Dates: 2018.12.9- 2019.1.27 10am- 17pm Fri, Sat, Sun (Closed 12.14- 1.6)
Opening: 2018.12.8 2pm-4pm
The artist would like to acknowledge support from the Canada Council for the Arts.
Please contact Yamakiwa Art Hotel for the details.
問い合わせは下記の連絡先までお願い致します。
E. info@yamakiwagallery.com T. 025-594-7667
“When the tongues of flames are in-folded into the crowned knot of fire
And the fire and the rose are one.[1]” -T.S. Elliot
While an artist in residence at Yamakiwa Gallery (Mountain Edge Gallery) Ebony Rose has created a new installation and a series of drawings in response to the traditional Japanese farmhouse setting and her exchanges with the villagers. The installation continues through multiple spaces and common to Rose’s work there is an evocation and experiencing of time: the present, the residue touch of the hand, and phenomenon changing.In this new body of work darkness is emphasized and death alluded to. Inspired by the Japanese Zen word shoji that translates to life-death where these two words are only separated and connected by a small hyphen[2], in this installation death and dark to life and light are not so much separate entities but parts of the whole.
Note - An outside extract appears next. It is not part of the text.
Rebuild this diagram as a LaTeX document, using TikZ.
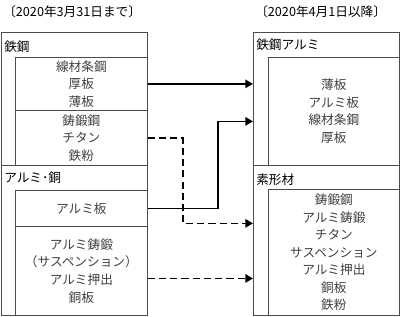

In the entranceway water puddles on the floor in the shape of organic and perfect circles and cindered lotus roots are frozen in a block of ice. They act as a threshold and stopping measure where one has to navigate around an obstructed path to get to the door. Transformed lotus roots that are frozen, a block of ice resembling a gravestone that melts, water in the shape of a circle evaporating conjure life cycles, loss and a wider scope of time. On opposite walls are drawings of a cross-section of the lotus root. The cross-section consists of holes for oxygen that appear in the form of a flower-like shape. The root is drawn both representationally and abstracted further to resemble the lotus flower.
In another space (the attic of the farmhouse) columns of cut shoji paper intersect two rooms and vanish into darkness. Shoji doors, a common feature in Japanese architecture and found throughout the Yamakiwa Gallery farmhouse are sliding doors. Through the sliding of a door one space becomes two or two spaces become one[3]. The paper has been folded with various line patterns that replicate and build onto existing patterning within the building. Cut outs of organic circle shapes stand in as voids and holes that also replicate the circles found throughout the installation. The columns stand somewhere between monumental and diaphanous. Where in the previous space the materials of water and earth were close to the ground, in the attic space there is a heavenly quality where long white columns stand in a dim room and gently move with the breeze. Subtle washes of colour cast from the window glow on their surfaces where very fine lines from the folding are present. The view through the window are trees, the garden or snow, weather dependent, and a small graveyard.
In a room adjacent to the installation there are watercolours of the rose which also echo the lotus. The roses oscillate between dimensional and silhouetted and they hang near a shoji window where silhouettes of plants are shadowed onto the surface at various times in the day. The repetition with the rose drawings alludes to practice and getting-to-know intimately. The pairing of these two flowers, the lotus (in the ice) and the rose (in the drawings) were also based on the meeting between Rose and the villagers. She was inspired by the continual acts of kindness. (Each day one of the resident villagers would drop prepared food or vegetables at the doorstep. Another villager generously taught her the craft of charring plants, in particular charring lotus roots). Rose made numerous rose studies, seventeen of which to give to the seventeen households in the village. She chose the rose as a symbol from her home and also because of the parallel symbolism of both the rose and the lotus.
[1] Eliot, T.S. Four Quartets, Little Gidding, (Harcourt, Brace & Co,1944).
[2] Ostaseski, Frank. Five Invitations: Discovering What Death Can Teach Us about Living Fully, (Flatiron Books, 2018, p. 1).
[3] Grande, John K. Balance: Art and Nature, (Black Rose Books, 2014).